Bits of Belfast - Part 4 - Belfast City Hall

Belfast City Hall Oct 20th 2009The shortening daylight hours are quickly becoming a lot more noticeable and if Usain Bolt has found himself trying to beat the progression of the seasons to a finishing temperature, he best get a move on because it isn’t hanging around. With the leave’s falling off the trees, the first of this year’s Christmas decorations were being placed on Belfast City Hall over the last two days. It’s external redecoration co-in siding with it it’s reopening to the public after almost 2 years of refurbishment.

Part of the refurbishment is a cafe open to the public. The council ran a public vote to see what it should be named and of the choice of name put forward (all of which were related to the industrial/economic development of the city) it was the apt name of ‘Bobbin’ which won out and so this new coffee shop called the Bobbin Coffee Shop is now open and for the passerby to 'bob in' and have a warming brew. I have to admit; I’ve not made it in myself yet but have heard good things from those who have. Besides the improved functionality and intended use of the City Hall here is the councils run down on the refurbishment works.

So the Bobbin seems to be a name we might hear a lot in the future as Belfast City Hall does have a habit, for many of us who live and work in or around the city, as being a place we pass by an awful lot because it is seemingly the heart of Belfast. All roads might lead somewhere new but seemingly more so to this location than any other, roads in Belfast lead to City Hall. However you end up there, it’s probably only going to be a place to grab a bite to eat during lunch, the opening hours leave something to be desired.
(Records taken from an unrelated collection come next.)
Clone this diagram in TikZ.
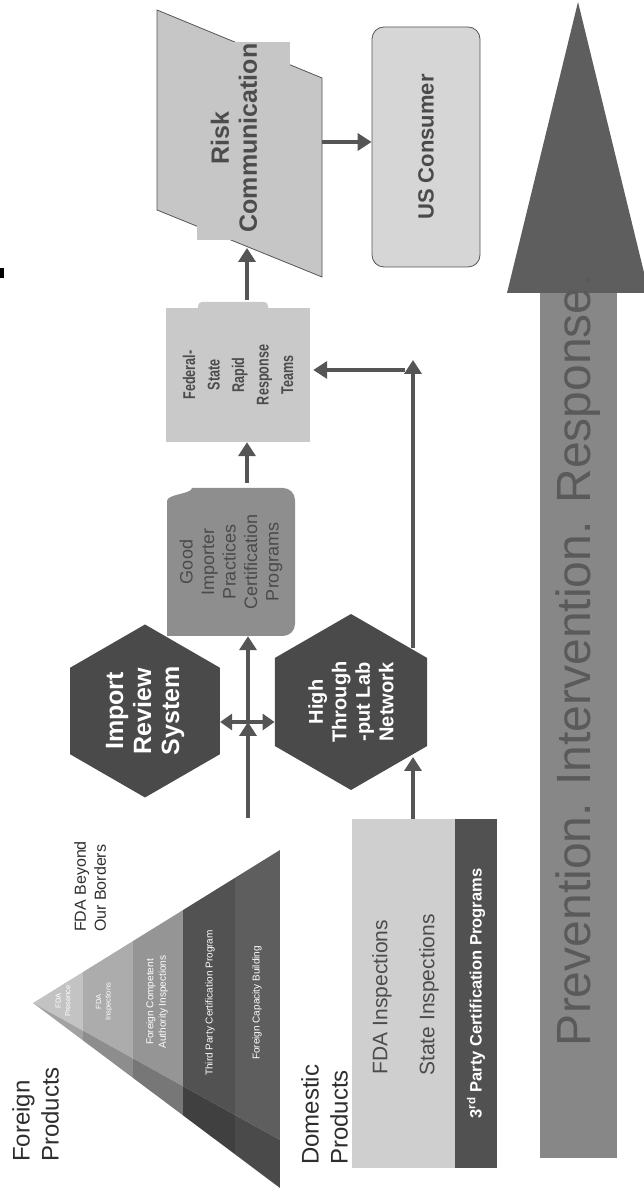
\documentclass[tikz,border=0pt]{standalone}
\usepackage{fontspec}
\setmainfont{Liberation Sans}
\usetikzlibrary{shapes.geometric,arrows.meta}
\definecolor{hexfill}{HTML}{4A4A4A}
\definecolor{arrowgray}{HTML}{555555}
\definecolor{titlegray}{HTML}{2E2E2E}
\definecolor{gipfill}{HTML}{8E8E8E}
\definecolor{giptext}{HTML}{4A4A4A}
\definecolor{fedfill}{HTML}{C9C9C9}
\definecolor{fedtext}{HTML}{4C4C4C}
\definecolor{riskfill}{HTML}{C6C6C6}
\definecolor{usfill}{HTML}{D6D6D6}
\definecolor{domfill}{HTML}{CFCFCF}
\definecolor{domdark}{HTML}{515151}
\definecolor{shaftgray}{HTML}{878787}
\definecolor{headgray}{HTML}{5E5E5E}
\definecolor{bigtext}{HTML}{5A5A5A}
\definecolor{pfa}{HTML}{C3C3C3}
\definecolor{pfb}{HTML}{ACACAC}
\definecolor{pfc}{HTML}{959595}
\definecolor{pfd}{HTML}{525252}
\definecolor{pfe}{HTML}{5E5E5E}
\definecolor{psa}{HTML}{A2A2A2}
\definecolor{psb}{HTML}{8D8D8D}
\definecolor{psc}{HTML}{777777}
\definecolor{psd}{HTML}{404040}
\definecolor{pse}{HTML}{4A4A4A}
\begin{document}
\begin{tikzpicture}[x=1pt,y=1pt,
  conn/.style={draw=arrowgray, line width=4.5pt, -{Triangle[length=14pt,width=17pt]}},
  dbl/.style={draw=arrowgray, line width=4.5pt, {Triangle[length=12pt,width=16pt]}-{Triangle[length=12pt,width=16pt]}},
  hexnode/.style={regular polygon, regular polygon sides=6, fill=hexfill, text=white, align=center, inner sep=0pt},
  titletext/.style={font=\fontsize{24}{29}\selectfont, text=titlegray, align=left, inner sep=0pt},
  ptext/.style={text=white, align=center, inner sep=0pt}]
\begin{scope}[rotate=90, transform shape]
\useasboundingbox (0,0) rectangle (1193,-643);

% titles
\node[titletext, anchor=north west] (fp) at (31,-12) {Foreign\\Products};
\node[titletext, anchor=north west] (dp) at (28,-301) {Domestic\\Products};
\node[anchor=north west, font=\fontsize{16}{20}\selectfont, text=titlegray, align=left, inner sep=0pt] (fbb) at (261,-74) {FDA Beyond\\Our Borders};

% pyramid front face
\begin{scope}
\clip (190,-33) -- (53,-280) -- (343,-280) -- cycle;
\fill[pfa] (0,-20) rectangle (400,-83);
\fill[pfb] (0,-83) rectangle (400,-133);
\fill[pfc] (0,-133) rectangle (400,-183);
\fill[pfd] (0,-183) rectangle (400,-235);
\fill[pfe] (0,-235) rectangle (400,-281);
\end{scope}
% pyramid side face
\begin{scope}
\clip (190,-33) -- (5,-280) -- (53,-280) -- cycle;
\fill[psa] (0,-20) rectangle (400,-83);
\fill[psb] (0,-83) rectangle (400,-133);
\fill[psc] (0,-133) rectangle (400,-183);
\fill[psd] (0,-183) rectangle (400,-235);
\fill[pse] (0,-235) rectangle (400,-281);
\end{scope}
\node[ptext, font=\fontsize{7.5}{9.5}\selectfont] (p1) at (192,-63) {FDA\\Presence};
\node[ptext, font=\fontsize{7.5}{9.5}\selectfont] (p2) at (191,-104) {FDA\\Inspections};
\node[ptext, font=\fontsize{10}{12.5}\selectfont] (p3) at (191,-157) {Foreign Competent\\Authority Inspections};
\node[ptext, font=\fontsize{10}{12}\selectfont] (p4) at (190,-210) {Third Party Certification Program};
\node[ptext, font=\fontsize{10}{12}\selectfont] (p5) at (190,-257) {Foreign Capacity Building};

% domestic box
\node[fill=domfill, minimum width=349pt, minimum height=103pt, inner sep=0pt] (dom) at (199.5,-403.5) {};
\node[font=\fontsize{21}{24}\selectfont, text=fedtext, inner sep=0pt] (fdai) at (196,-382) {FDA Inspections};
\node[font=\fontsize{21}{24}\selectfont, text=fedtext, inner sep=0pt] (stai) at (198,-429) {State Inspections};
\node[fill=domdark, minimum width=349pt, minimum height=42pt, inner sep=0pt, text=white, font=\bfseries\fontsize{16.5}{19}\selectfont] (tpc) at (199.5,-476) {3\textsuperscript{rd} Party Certification Programs};

% big arrow
\fill[shaftgray] (35,-540) rectangle (902,-617);
\fill[headgray] (900,-507) -- (1191,-578) -- (900,-649) -- cycle;
\node[font=\fontsize{48}{52}\selectfont, text=bigtext, inner sep=0pt] (pir) at (533,-578) {Prevention. Intervention. Response.};

% hexagons
\node[hexnode, minimum size=173pt, font=\bfseries\fontsize{25}{28}\selectfont] (irs) at (482,-145) {Import\\Review\\System};
\node[hexnode, minimum size=176pt, font=\bfseries\fontsize{20}{23.5}\selectfont] (thr) at (491,-351) {High\\Through\\-put Lab\\Network};

% good importer box
\fill[gipfill] (557,-167) -- (692,-167) .. controls (699,-167) and (699,-192) .. (705,-192) [rounded corners=12pt] -- (705,-295) -- (557,-295) [sharp corners] -- cycle;
\node[minimum width=148pt, minimum height=128pt, inner sep=0pt, text=giptext, align=center, font=\fontsize{18}{21.5}\selectfont] (gip) at (631,-231) {Good\\Importer\\Practices\\Certification\\Programs};

% federal-state box
\fill[fedfill, rounded corners=4pt] (878,-198) rectangle (891,-268);
\node[fill=fedfill, minimum width=134pt, minimum height=144pt, inner sep=0pt, text=fedtext, align=center, font=\bfseries\fontsize{17}{24.5}\selectfont] (fed) at (818,-238) {\scalebox{0.74}[1]{Federal-}\\\scalebox{0.74}[1]{State}\\\scalebox{0.74}[1]{Rapid}\\\scalebox{0.74}[1]{Response}\\\scalebox{0.74}[1]{Teams}};

% risk communication
\filldraw[fill=riskfill, draw=arrowgray, line width=0.8pt] (983,-157) -- (1183,-157) -- (1115,-322) -- (916,-322) -- cycle;
\fill[riskfill] (953,-197) rectangle (1151,-290);
\node[text=fedtext, align=center, inner sep=0pt, font=\bfseries\fontsize{25}{28}\selectfont] (risk) at (1055,-234) {Risk\\Communication};

% US consumer
\node[fill=usfill, draw=arrowgray, line width=0.8pt, rounded corners=12pt, minimum width=240pt, minimum height=108pt, inner sep=0pt, text=hexfill, font=\bfseries\fontsize{22}{26}\selectfont] (us) at (1046,-426) {US Consumer};

% small mark
\fill[black] (915,0) rectangle (925,-4);

% connectors
\coordinate (dx) at (471,0);
\coordinate (pyout) at (375,-248);
\coordinate (r2) at (0,-247);
\coordinate (riskW) at (945,-247);
\coordinate (riskS) at (1051,-322);
\coordinate (hin) at (436,-413);
\coordinate (hout) at (545,-413);
\coordinate (hcorner) at (833,-413);
\coordinate (vstart) at (823,-405);

\draw[dbl] (irs.south -| dx) -- (thr.north -| dx);
\draw[conn] (pyout) -- (dx |- pyout);
\draw[conn] (dx |- pyout) -- (gip.west |- pyout);
\draw[conn, shorten <=5pt] (gip.east |- r2) -- (fed.west |- r2);
\draw[conn, shorten <=8pt] (fed.east |- r2) -- (riskW);
\draw[conn] (riskS) -- (us.north -| riskS);
\draw[conn] (dom.east |- hin) -- (hin);
\draw[conn] (hout) -- (hcorner);
\draw[conn, shorten >=3pt] (vstart) -- (fed.south -| vstart);
\end{scope}
\end{tikzpicture}
\end{document}
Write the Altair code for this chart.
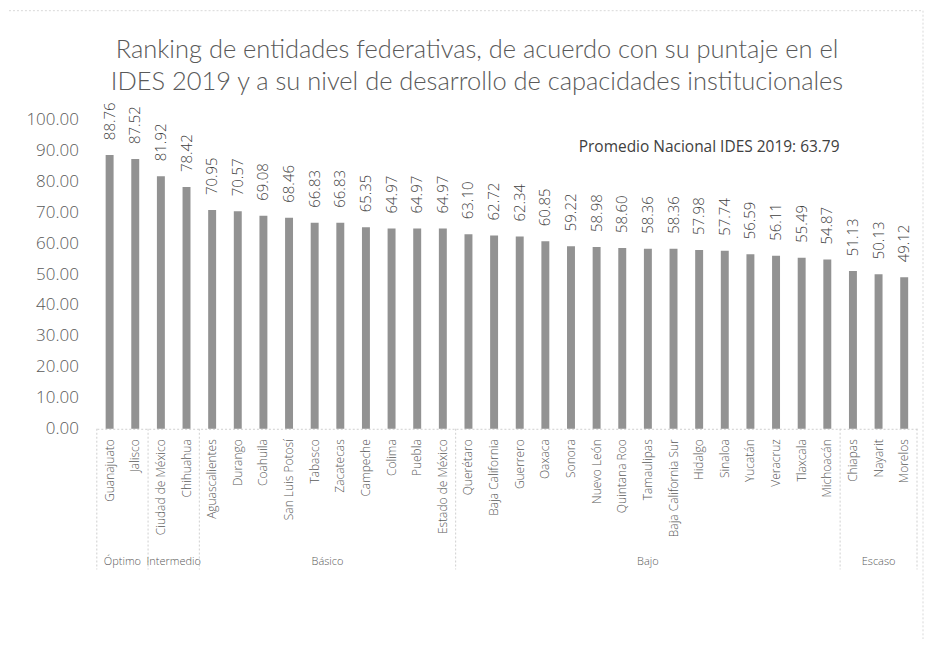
import altair as alt
import pandas as pd

estados = ["Guanajuato", "Jalisco", "Ciudad de México", "Chihuahua", "Aguascalientes",
           "Durango", "Coahuila", "San Luis Potosí", "Tabasco", "Zacatecas", "Campeche",
           "Colima", "Puebla", "Estado de México", "Querétaro", "Baja California",
           "Guerrero", "Oaxaca", "Sonora", "Nuevo León", "Quintana Roo", "Tamaulipas",
           "Baja California Sur", "Hidalgo", "Sinaloa", "Yucatán", "Veracruz", "Tlaxcala",
           "Michoacán", "Chiapas", "Nayarit", "Morelos"]
puntajes = [88.76, 87.52, 81.92, 78.42, 70.95, 70.57, 69.08, 68.46, 66.83, 66.83, 65.35,
            64.97, 64.97, 64.97, 63.10, 62.72, 62.34, 60.85, 59.22, 58.98, 58.60, 58.36,
            58.36, 57.98, 57.74, 56.59, 56.11, 55.49, 54.87, 51.13, 50.13, 49.12]
niveles = ["Óptimo", "Intermedio", "Básico", "Bajo", "Escaso"]
nivel_inicio = [0, 2, 4, 14, 29]
nivel_fin = [2, 4, 14, 29, 32]
y_ticks = [0, 10, 20, 30, 40, 50, 60, 70, 80, 90, 100]
titulo = ["Ranking de entidades federativas, de acuerdo con su puntaje en el",
          "IDES 2019 y a su nivel de desarrollo de capacidades institucionales"]
promedio_texto = "Promedio Nacional IDES 2019: 63.79"

W, H = 822, 309
GRAY = "#595959"
FONT = "Open Sans"

df = pd.DataFrame({"estado": estados, "puntaje": puntajes})
grp = pd.DataFrame({"nivel": niveles, "ini": nivel_inicio, "fin": nivel_fin})
grp["mid"] = (grp["ini"] + grp["fin"]) / 2
bounds = pd.DataFrame({"b": sorted(set(nivel_inicio + nivel_fin))})
ticks_df = pd.DataFrame({"puntaje": y_ticks})

xaxis = alt.Axis(title=None, labelAngle=-90, labelFontSize=12, labelColor=GRAY,
                 labelFont=FONT, labelFontWeight=300, ticks=False,
                 domainColor="#cfcfcf", domainDash=[2, 2], labelPadding=10,
                 labelLimit=200)
xscale = alt.Scale(paddingInner=0.69, paddingOuter=0.345)
yscale = alt.Scale(domain=[0, 100], nice=False)

bars = alt.Chart(df).mark_bar(color="#929292").encode(
    x=alt.X("estado:N", sort=estados, scale=xscale, axis=xaxis),
    y=alt.Y("puntaje:Q", scale=yscale, axis=None))
labels = alt.Chart(df).mark_text(angle=270, align="left", baseline="middle", dx=15,
                                 fontSize=15, font=FONT, fontWeight=300,
                                 color="#404040").encode(
    x=alt.X("estado:N", sort=estados, scale=xscale, axis=xaxis),
    y=alt.Y("puntaje:Q", scale=yscale, axis=None),
    text=alt.Text("puntaje:Q", format=".2f"))
ylabels = alt.Chart(ticks_df).mark_text(align="right", baseline="middle", fontSize=17,
                                        font=FONT, fontWeight=300, color=GRAY).encode(
    x=alt.value(-18),
    y=alt.Y("puntaje:Q", scale=yscale, axis=None),
    text=alt.Text("puntaje:Q", format=".2f"))
promedio = alt.Chart(pd.DataFrame({"t": [promedio_texto]})).mark_text(
    align="left", baseline="middle", fontSize=15.5, font=FONT, color="#404040").encode(
    x=alt.value(483), y=alt.value(27), text="t:N")

base_left = alt.layer(bars, labels, ylabels, promedio)

xq = alt.Scale(domain=[0, 32], nice=False, zero=False)
seps = alt.Chart(bounds).mark_rule(color="#cfcfcf", strokeDash=[2, 2], strokeWidth=1).encode(
    x=alt.X("b:Q", scale=xq, axis=None), y=alt.value(H), y2=alt.value(H + 141))
glabels = alt.Chart(grp).mark_text(fontSize=11, font=FONT, fontWeight=300, color=GRAY,
                                   baseline="middle").encode(
    x=alt.X("mid:Q", scale=xq, axis=None), y=alt.value(H + 134), text="nivel:N")
t1 = alt.Chart(pd.DataFrame({"t": [titulo[0]]})).mark_text(
    fontSize=25.5, font="Lato", fontWeight=300, color=GRAY, baseline="middle",
    align="center").encode(x=alt.value(381), y=alt.value(-71), text="t:N")
t2 = alt.Chart(pd.DataFrame({"t": [titulo[1]]})).mark_text(
    fontSize=25.5, font="Lato", fontWeight=300, color=GRAY, baseline="middle",
    align="center").encode(x=alt.value(381), y=alt.value(-39), text="t:N")
border = alt.Chart(pd.DataFrame({"k": [0]})).mark_rect(
    fill="transparent", stroke="#d9d9d9", strokeDash=[2, 2], strokeWidth=1).encode(
    x=alt.value(-92), x2=alt.value(W + 6), y=alt.value(-110), y2=alt.value(H + 240))

chart = alt.layer(base_left, seps, glabels, t1, t2, border).resolve_scale(
    x="independent").properties(
    width=W, height=H, background="white",
    padding={"left": 89, "top": 112, "right": 8, "bottom": 210},
    autosize=alt.AutoSizeParams(type="none"),
).configure_view(stroke="transparent", strokeWidth=0)

chart.save("out.html", embed_options={"renderer": "svg", "actions": False})
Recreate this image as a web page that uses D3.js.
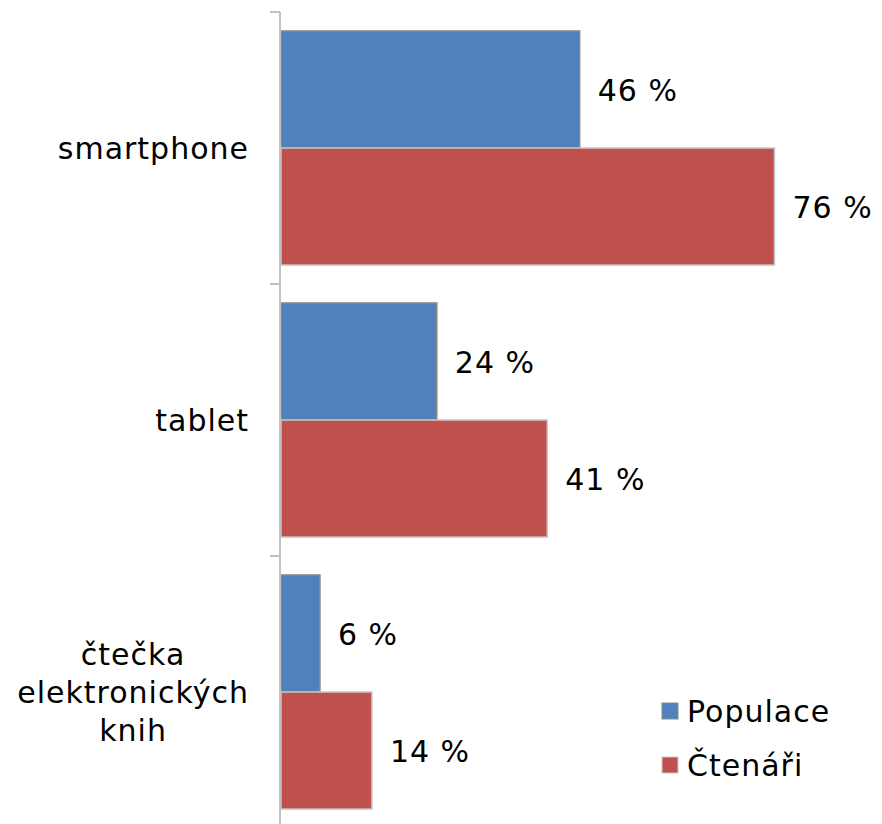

Monday – Friday, 9am - 4.30pm only (after the initial reopening celebrations).

The names popular in the vote for the coffee shop of ‘Bobbin’ and ‘White Linen’ seem very suitable because by all accounts, City Hall is where it is due to Belfast’s economically bright yet humanly gloomy industrial history. My curiosity of the history of Belfast got the better of me and I’ve recently been reading a book called Belfast – The Making of the City by J.C. Beckett et al. This book contains many photos and pictures from the past but most interesting to me was a map of Belfast of 187 years ago. On this map the River Lagan’s path is almost unrecognisable to today’s channel; the centre of town is dominated by High Street and the White Linen Hall, on the site of which that big impressive City Hall now sits, is on the edge of town to the South. The map depicted in the book shows the layout of the streets less than half a century after the completion of the White Linen Hall and within another ¾’s of a century the White Linen Hall, as a sign of the times and Belfast becoming a city, was being replaced by today’s City Hall. The location became a focal point through its importance to trade and is now the proud centre, however its development to a vibrant city.

Fittingly, this spectacle of a focal point, if only in passing, to so many of our days, is taking on the next stage of its civic role with a good dose of the past woven into its fabric. The start of a double dose of re-openings... soon to follow, the Ulster Museum on the 22nd of October.